Cast: Salman Khan, Katrina Kaif, Girish Karnad, Ranvir Shorey
Director: Kabir Khan
Rating: 1 star
If you went to a CBSE school, you’ll remember this story by Keki N Daruwalla called Love Across the Salt Desert. You may remember something about “a smear of Kutchi added and a little of Sindhi sandpapered away”. And a camel called Allahrakha. The whole thing may have put you off love for the next ten years, across a salt desert or not. Just as you’re beginning to forget that story, along comes another that is set in the same agency Daruwalla himself retired from – RAW. Worse, it stars Salman Khan.
Yes, Tiger (Salman Khan) wonders, as he hops from mission to mission, killing to killing, and aunty to aunty, whether he is allowed to fall in love. He is encouraged by Shenoy Sir (Girish Karnad), who confesses over dal that he didn’t have an arranged marriage because, “jawani mein shayar thha” and poets fall in love. Why the barely coherent Tiger, whose biggest grouse is that he can’t answer the question, Tum karta kya hai?,  would interpret that as advice to fall in love, I don’t know.
However, before this heart-to-heart happens, we’ve met Tiger in Iraq, where he materialises behind a shower of cigarette butts, one eye cruelly narrowed as some token Hindu or Sikh bad-boy is exposed as an agent. A short ultimatum is drawn out in slow-mo, and followed by a long chase, with suitably dramatic music and plenty of vegetable carts waiting handily to be upset.
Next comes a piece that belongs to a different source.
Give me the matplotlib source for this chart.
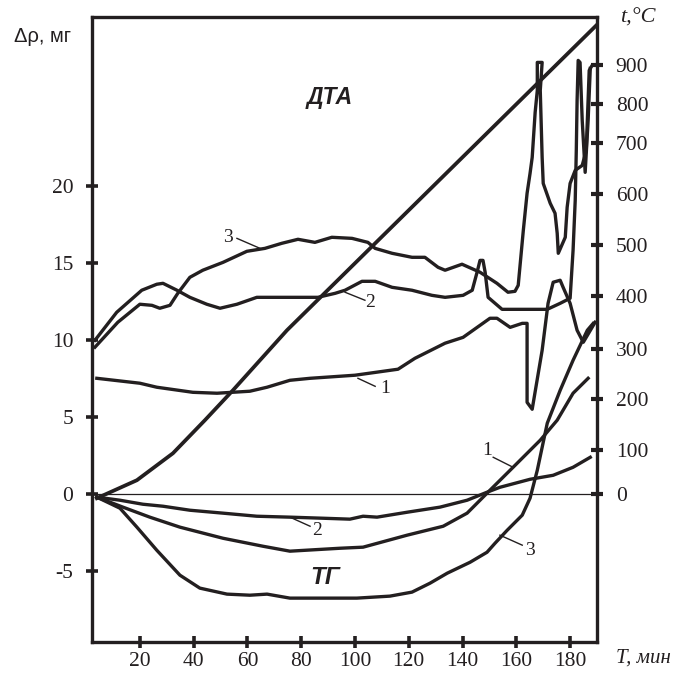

This film is different, though. For one, the top guy in RAW is not a South Indian, though he’s played by one. Secondly, the mission is not to steal a laptop that has all the evidence and information required to indict someone as a spy, and save the nation. No, Tiger and Gopi (Ranvir Shorey) must simply observe a mad scientist – his involvement in espionage is supposedly indicated by his chatting with students of various races.  Of course, the agents instead observe “the only woman with access to his house” – Zoya (Katrina Kaif).
Somewhere between observing shooting stars, damaging public property across the world, killing about ten people, and double-crossing several parties, Zoya and Tiger fall in love. And thus unfolds a miserable story with boring chases, terrible jokes and maudlin dialogue that makes us wish one of the guns trained on the camera could put an end to our misery.
As Salman searches for excuses to show off his new hairline and old pecs, Katrina searches for opportunities to bare her midriff to hide her lack of grace (this is rather crucial, since she’s masquerading as a choreographer). Oh, did I mention this is love across secret agencies? So, that’s the conflict. That, and the inability of their buddies from their respective Intelligence to shoot them in cold blood. Or the penchant their buddies from Intelligence have for indulging in long chases when a bullet shot to the leg would do the trick.
The Verdict: Right on the back of Jism 2, comes another insult to Intelligence that convinces us RAW would do well to sue Bollywood.